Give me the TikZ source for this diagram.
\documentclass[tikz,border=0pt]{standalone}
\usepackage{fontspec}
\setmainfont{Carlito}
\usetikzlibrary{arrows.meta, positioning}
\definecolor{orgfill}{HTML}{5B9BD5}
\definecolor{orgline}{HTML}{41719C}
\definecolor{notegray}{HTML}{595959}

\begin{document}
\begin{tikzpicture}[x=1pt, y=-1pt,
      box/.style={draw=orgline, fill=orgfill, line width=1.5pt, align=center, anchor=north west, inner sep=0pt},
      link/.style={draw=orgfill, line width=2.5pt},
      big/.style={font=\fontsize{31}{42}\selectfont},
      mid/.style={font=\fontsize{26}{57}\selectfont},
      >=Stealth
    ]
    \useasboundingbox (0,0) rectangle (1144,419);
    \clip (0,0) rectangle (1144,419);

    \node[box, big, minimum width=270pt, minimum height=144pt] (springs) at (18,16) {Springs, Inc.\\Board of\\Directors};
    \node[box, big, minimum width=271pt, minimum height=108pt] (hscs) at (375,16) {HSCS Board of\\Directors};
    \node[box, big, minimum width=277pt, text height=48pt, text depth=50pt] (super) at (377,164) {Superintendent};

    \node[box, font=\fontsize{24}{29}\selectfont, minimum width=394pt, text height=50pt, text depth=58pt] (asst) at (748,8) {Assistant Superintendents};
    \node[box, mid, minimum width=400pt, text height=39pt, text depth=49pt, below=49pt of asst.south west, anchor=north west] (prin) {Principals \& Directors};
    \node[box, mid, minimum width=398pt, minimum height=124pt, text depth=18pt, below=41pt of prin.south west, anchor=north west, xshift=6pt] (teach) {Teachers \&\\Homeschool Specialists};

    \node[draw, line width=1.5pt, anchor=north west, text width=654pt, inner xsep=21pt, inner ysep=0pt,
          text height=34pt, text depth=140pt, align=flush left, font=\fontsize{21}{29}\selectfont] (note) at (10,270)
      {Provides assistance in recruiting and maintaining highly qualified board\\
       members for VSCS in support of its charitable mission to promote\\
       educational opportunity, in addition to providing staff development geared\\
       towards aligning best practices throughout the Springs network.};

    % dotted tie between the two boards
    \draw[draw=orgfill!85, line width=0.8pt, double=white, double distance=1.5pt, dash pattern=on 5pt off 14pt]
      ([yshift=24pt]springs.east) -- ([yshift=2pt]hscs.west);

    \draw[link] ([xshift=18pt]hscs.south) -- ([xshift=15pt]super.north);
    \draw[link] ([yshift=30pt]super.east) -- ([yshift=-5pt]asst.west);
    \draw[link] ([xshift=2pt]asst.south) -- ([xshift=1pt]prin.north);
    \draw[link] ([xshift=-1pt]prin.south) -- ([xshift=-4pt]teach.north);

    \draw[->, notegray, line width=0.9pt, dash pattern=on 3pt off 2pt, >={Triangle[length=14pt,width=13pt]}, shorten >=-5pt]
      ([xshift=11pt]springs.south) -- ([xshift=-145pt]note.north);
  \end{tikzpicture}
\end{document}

+ + +

INSTRUCTIONS TO FOLLOW
Return a word-for-word copy of the lines from the beginning of the listing to the line holding "minimum width=398pt, minimum", both kept.

ANSWER IN FULL
Give me the TikZ source for this diagram.
\documentclass[tikz,border=0pt]{standalone}
\usepackage{fontspec}
\setmainfont{Carlito}
\usetikzlibrary{arrows.meta, positioning}
\definecolor{orgfill}{HTML}{5B9BD5}
\definecolor{orgline}{HTML}{41719C}
\definecolor{notegray}{HTML}{595959}

\begin{document}
\begin{tikzpicture}[x=1pt, y=-1pt,
      box/.style={draw=orgline, fill=orgfill, line width=1.5pt, align=center, anchor=north west, inner sep=0pt},
      link/.style={draw=orgfill, line width=2.5pt},
      big/.style={font=\fontsize{31}{42}\selectfont},
      mid/.style={font=\fontsize{26}{57}\selectfont},
      >=Stealth
    ]
    \useasboundingbox (0,0) rectangle (1144,419);
    \clip (0,0) rectangle (1144,419);

    \node[box, big, minimum width=270pt, minimum height=144pt] (springs) at (18,16) {Springs, Inc.\\Board of\\Directors};
    \node[box, big, minimum width=271pt, minimum height=108pt] (hscs) at (375,16) {HSCS Board of\\Directors};
    \node[box, big, minimum width=277pt, text height=48pt, text depth=50pt] (super) at (377,164) {Superintendent};

    \node[box, font=\fontsize{24}{29}\selectfont, minimum width=394pt, text height=50pt, text depth=58pt] (asst) at (748,8) {Assistant Superintendents};
    \node[box, mid, minimum width=400pt, text height=39pt, text depth=49pt, below=49pt of asst.south west, anchor=north west] (prin) {Principals \& Directors};
    \node[box, mid, minimum width=398pt, minimum height=124pt, text depth=18pt, below=41pt of prin.south west, anchor=north west, xshift=6pt] (teach) {Teachers \&\\Homeschool Specialists};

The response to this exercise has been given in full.